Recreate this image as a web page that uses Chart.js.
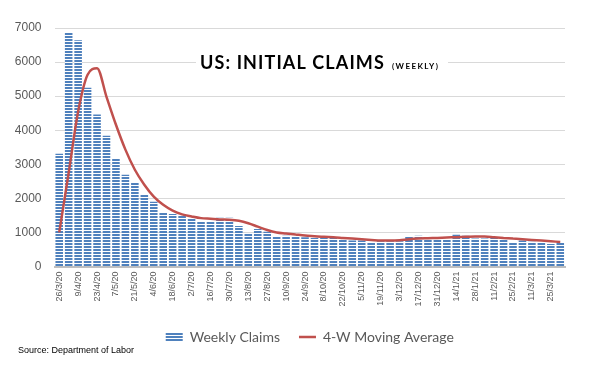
<!DOCTYPE html>
<html>
<head>
<meta charset="utf-8">
<script src="https://cdn.jsdelivr.net/npm/chart.js@4.4.0/dist/chart.umd.min.js"></script>
<style>
  html, body { margin: 0; padding: 0; background: #fff; }
</style>
</head>
<body>
<canvas id="claims-chart" width="591" height="375"></canvas>
<script>
// week labels (release dates), only every other one is printed on the axis
const weeks = [
  "26/3/20", "2/4/20", "9/4/20", "16/4/20", "23/4/20", "30/4/20", "7/5/20", "14/5/20",
  "21/5/20", "28/5/20", "4/6/20", "11/6/20", "18/6/20", "25/6/20", "2/7/20", "9/7/20",
  "16/7/20", "23/7/20", "30/7/20", "6/8/20", "13/8/20", "20/8/20", "27/8/20", "3/9/20",
  "10/9/20", "17/9/20", "24/9/20", "1/10/20", "8/10/20", "15/10/20", "22/10/20", "29/10/20",
  "5/11/20", "12/11/20", "19/11/20", "26/11/20", "3/12/20", "10/12/20", "17/12/20", "24/12/20",
  "31/12/20", "7/1/21", "14/1/21", "21/1/21", "28/1/21", "4/2/21", "11/2/21", "18/2/21",
  "25/2/21", "4/3/21", "11/3/21", "18/3/21", "25/3/21", "1/4/21"
];

// thousands
const weeklyClaims = [
  3310, 6870, 6640, 5250, 4460, 3840, 3170, 2690, 2450, 2130,
  1900, 1580, 1540, 1490, 1400, 1320, 1320, 1430, 1430, 1190,
  970, 1100, 1020, 880, 900, 880, 860, 840, 840, 840,
  780, 760, 760, 700, 740, 740, 740, 870, 900, 820,
  780, 800, 930, 900, 820, 820, 840, 800, 720, 760,
  730, 720, 660, 720
];

const movingAverage = [
  1000, 2750, 4550, 5630, 5820, 4980, 4160, 3430, 2840, 2400,
  2050, 1810, 1640, 1530, 1470, 1420, 1400, 1380, 1370, 1340,
  1270, 1170, 1070, 1000, 970, 940, 910, 890, 870, 860,
  840, 820, 800, 780, 760, 760, 770, 800, 820, 830,
  840, 850, 860, 870, 880, 880, 860, 840, 820, 800,
  780, 760, 740, 720
];

const yTicks = [0, 1000, 2000, 3000, 4000, 5000, 6000, 7000];

Chart.defaults.font.family = "'Liberation Sans', Arial, sans-serif";
Chart.defaults.color = "#595959";

// striped fill for the bars (blue with thin white lines)
const stripeCanvas = document.createElement("canvas");
stripeCanvas.width = 4;
stripeCanvas.height = 3;
const sctx = stripeCanvas.getContext("2d");
sctx.fillStyle = "#ffffff";
sctx.fillRect(0, 0, 4, 3);
sctx.fillStyle = "#4f81bd";
sctx.fillRect(0, 0, 4, 2);
const stripes = sctx.createPattern(stripeCanvas, "repeat");

const titleAndSource = {
  id: "titleAndSource",
  afterDraw(chart) {
    const ctx = chart.ctx;
    ctx.save();
    ctx.fillStyle = "#ffffff";
    ctx.fillRect(196, 48, 252, 28);

    ctx.fillStyle = "#000000";
    ctx.textBaseline = "alphabetic";
    ctx.textAlign = "left";
    ctx.font = "bold 18px Lato";
    ctx.letterSpacing = "1.1px";
    ctx.fillText("US: INITIAL CLAIMS", 200, 69);
    ctx.font = "bold 8px Lato";
    ctx.letterSpacing = "1.4px";
    ctx.fillText("(WEEKLY)", 392, 69);

    ctx.letterSpacing = "0px";
    ctx.font = "9px 'Liberation Sans'";
    ctx.textBaseline = "middle";
    ctx.fillText("Source: Department of Labor", 18, 351);
    ctx.restore();
  }
};

new Chart(document.getElementById("claims-chart"), {
  type: "bar",
  data: {
    labels: weeks,
    datasets: [
      {
        label: "Weekly Claims",
        data: weeklyClaims,
        backgroundColor: stripes,
        borderWidth: 0,
        barPercentage: 0.8,
        categoryPercentage: 1.0,
        order: 2
      },
      {
        type: "line",
        label: "4-W Moving Average",
        data: movingAverage,
        borderColor: "#c0504d",
        borderWidth: 2.5,
        pointRadius: 0,
        fill: false,
        cubicInterpolationMode: "monotone",
        order: 1
      }
    ]
  },
  plugins: [titleAndSource],
  options: {
    responsive: false,
    animation: false,
    layout: { padding: { left: 0, right: 26, top: 28, bottom: 21 } },
    scales: {
      x: {
        afterFit: function(scale) { scale.height = 44.5; },
        grid: { display: false, drawTicks: false },
        border: { color: "#bfbfbf", width: 2 },
        ticks: {
          autoSkip: false,
          maxRotation: 90,
          minRotation: 90,
          padding: 5,
          font: { size: 9 },
          callback: function(val, i) { return i % 2 === 0 ? weeks[i] : ""; }
        }
      },
      y: {
        min: 0,
        max: 7000,
        afterFit: function(scale) { scale.width = 54.5; },
        afterBuildTicks: function(scale) { scale.ticks = yTicks.map(v => ({ value: v })); },
        grid: { color: "#d9d9d9", drawTicks: false },
        border: { display: false },
        ticks: {
          padding: 13,
          font: { size: 12 },
          callback: function(v) { return String(v); }
        }
      }
    },
    plugins: {
      legend: {
        position: "bottom",
        fullSize: false,
        labels: {
          usePointStyle: true,
          pointStyleWidth: 17,
          boxWidth: 17,
          boxHeight: 9,
          padding: 19,
          color: "#595959",
          font: { size: 14, family: "Lato" },
          generateLabels: function() {
            return [
              { text: "Weekly Claims", fillStyle: stripes, strokeStyle: "rgba(0,0,0,0)", lineWidth: 0, pointStyle: "rect", fontColor: "#595959", datasetIndex: 0 },
              { text: "4-W Moving Average", fillStyle: "#c0504d", strokeStyle: "#c0504d", lineWidth: 2.5, pointStyle: "line", fontColor: "#595959", datasetIndex: 1 }
            ];
          }
        }
      },
      title: { display: false },
      tooltip: { enabled: false }
    }
  }
});
</script>
</body>
</html>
____________
Task statement:
Every line of text is to be repeated exactly; pictures are left out.

Reply to the task:
Recreate this image as a web page that uses Chart.js.
<!DOCTYPE html>
<html>
<head>
<meta charset="utf-8">
<script src="https://cdn.jsdelivr.net/npm/chart.js@4.4.0/dist/chart.umd.min.js"></script>
<style>
  html, body { margin: 0; padding: 0; background: #fff; }
</style>
</head>
<body>
<canvas id="claims-chart" width="591" height="375"></canvas>
<script>
// week labels (release dates), only every other one is printed on the axis
const weeks = [
  "26/3/20", "2/4/20", "9/4/20", "16/4/20", "23/4/20", "30/4/20", "7/5/20", "14/5/20",
  "21/5/20", "28/5/20", "4/6/20", "11/6/20", "18/6/20", "25/6/20", "2/7/20", "9/7/20",
  "16/7/20", "23/7/20", "30/7/20", "6/8/20", "13/8/20", "20/8/20", "27/8/20", "3/9/20",
  "10/9/20", "17/9/20", "24/9/20", "1/10/20", "8/10/20", "15/10/20", "22/10/20", "29/10/20",
  "5/11/20", "12/11/20", "19/11/20", "26/11/20", "3/12/20", "10/12/20", "17/12/20", "24/12/20",
  "31/12/20", "7/1/21", "14/1/21", "21/1/21", "28/1/21", "4/2/21", "11/2/21", "18/2/21",
  "25/2/21", "4/3/21", "11/3/21", "18/3/21", "25/3/21", "1/4/21"
];

// thousands
const weeklyClaims = [
  3310, 6870, 6640, 5250, 4460, 3840, 3170, 2690, 2450, 2130,
  1900, 1580, 1540, 1490, 1400, 1320, 1320, 1430, 1430, 1190,
  970, 1100, 1020, 880, 900, 880, 860, 840, 840, 840,
  780, 760, 760, 700, 740, 740, 740, 870, 900, 820,
  780, 800, 930, 900, 820, 820, 840, 800, 720, 760,
  730, 720, 660, 720
];

const movingAverage = [
  1000, 2750, 4550, 5630, 5820, 4980, 4160, 3430, 2840, 2400,
  2050, 1810, 1640, 1530, 1470, 1420, 1400, 1380, 1370, 1340,
  1270, 1170, 1070, 1000, 970, 940, 910, 890, 870, 860,
  840, 820, 800, 780, 760, 760, 770, 800, 820, 830,
  840, 850, 860, 870, 880, 880, 860, 840, 820, 800,
  780, 760, 740, 720
];

const yTicks = [0, 1000, 2000, 3000, 4000, 5000, 6000, 7000];

Chart.defaults.font.family = "'Liberation Sans', Arial, sans-serif";
Chart.defaults.color = "#595959";

// striped fill for the bars (blue with thin white lines)
const stripeCanvas = document.createElement("canvas");
stripeCanvas.width = 4;
stripeCanvas.height = 3;
const sctx = stripeCanvas.getContext("2d");
sctx.fillStyle = "#ffffff";
sctx.fillRect(0, 0, 4, 3);
sctx.fillStyle = "#4f81bd";
sctx.fillRect(0, 0, 4, 2);
const stripes = sctx.createPattern(stripeCanvas, "repeat");

const titleAndSource = {
  id: "titleAndSource",
  afterDraw(chart) {
    const ctx = chart.ctx;
    ctx.save();
    ctx.fillStyle = "#ffffff";
    ctx.fillRect(196, 48, 252, 28);

    ctx.fillStyle = "#000000";
    ctx.textBaseline = "alphabetic";
    ctx.textAlign = "left";
    ctx.font = "bold 18px Lato";
    ctx.letterSpacing = "1.1px";
    ctx.fillText("US: INITIAL CLAIMS", 200, 69);
    ctx.font = "bold 8px Lato";
    ctx.letterSpacing = "1.4px";
    ctx.fillText("(WEEKLY)", 392, 69);

    ctx.letterSpacing = "0px";
    ctx.font = "9px 'Liberation Sans'";
    ctx.textBaseline = "middle";
    ctx.fillText("Source: Department of Labor", 18, 351);
    ctx.restore();
  }
};

new Chart(document.getElementById("claims-chart"), {
  type: "bar",
  data: {
    labels: weeks,
    datasets: [
      {
        label: "Weekly Claims",
        data: weeklyClaims,
        backgroundColor: stripes,
        borderWidth: 0,
        barPercentage: 0.8,
        categoryPercentage: 1.0,
        order: 2
      },
      {
        type: "line",
        label: "4-W Moving Average",
        data: movingAverage,
        borderColor: "#c0504d",
        borderWidth: 2.5,
        pointRadius: 0,
        fill: false,
        cubicInterpolationMode: "monotone",
        order: 1
      }
    ]
  },
  plugins: [titleAndSource],
  options: {
    responsive: false,
    animation: false,
    layout: { padding: { left: 0, right: 26, top: 28, bottom: 21 } },
    scales: {
      x: {
        afterFit: function(scale) { scale.height = 44.5; },
        grid: { display: false, drawTicks: false },
        border: { color: "#bfbfbf", width: 2 },
        ticks: {
          autoSkip: false,
          maxRotation: 90,
          minRotation: 90,
          padding: 5,
          font: { size: 9 },
          callback: function(val, i) { return i % 2 === 0 ? weeks[i] : ""; }
        }
      },
      y: {
        min: 0,
        max: 7000,
        afterFit: function(scale) { scale.width = 54.5; },
        afterBuildTicks: function(scale) { scale.ticks = yTicks.map(v => ({ value: v })); },
        grid: { color: "#d9d9d9", drawTicks: false },
        border: { display: false },
        ticks: {
          padding: 13,
          font: { size: 12 },
          callback: function(v) { return String(v); }
        }
      }
    },
    plugins: {
      legend: {
        position: "bottom",
        fullSize: false,
        labels: {
          usePointStyle: true,
          pointStyleWidth: 17,
          boxWidth: 17,
          boxHeight: 9,
          padding: 19,
          color: "#595959",
          font: { size: 14, family: "Lato" },
          generateLabels: function() {
            return [
              { text: "Weekly Claims", fillStyle: stripes, strokeStyle: "rgba(0,0,0,0)", lineWidth: 0, pointStyle: "rect", fontColor: "#595959", datasetIndex: 0 },
              { text: "4-W Moving Average", fillStyle: "#c0504d", strokeStyle: "#c0504d", lineWidth: 2.5, pointStyle: "line", fontColor: "#595959", datasetIndex: 1 }
            ];
          }
        }
      },
      title: { display: false },
      tooltip: { enabled: false }
    }
  }
});
</script>
</body>
</html>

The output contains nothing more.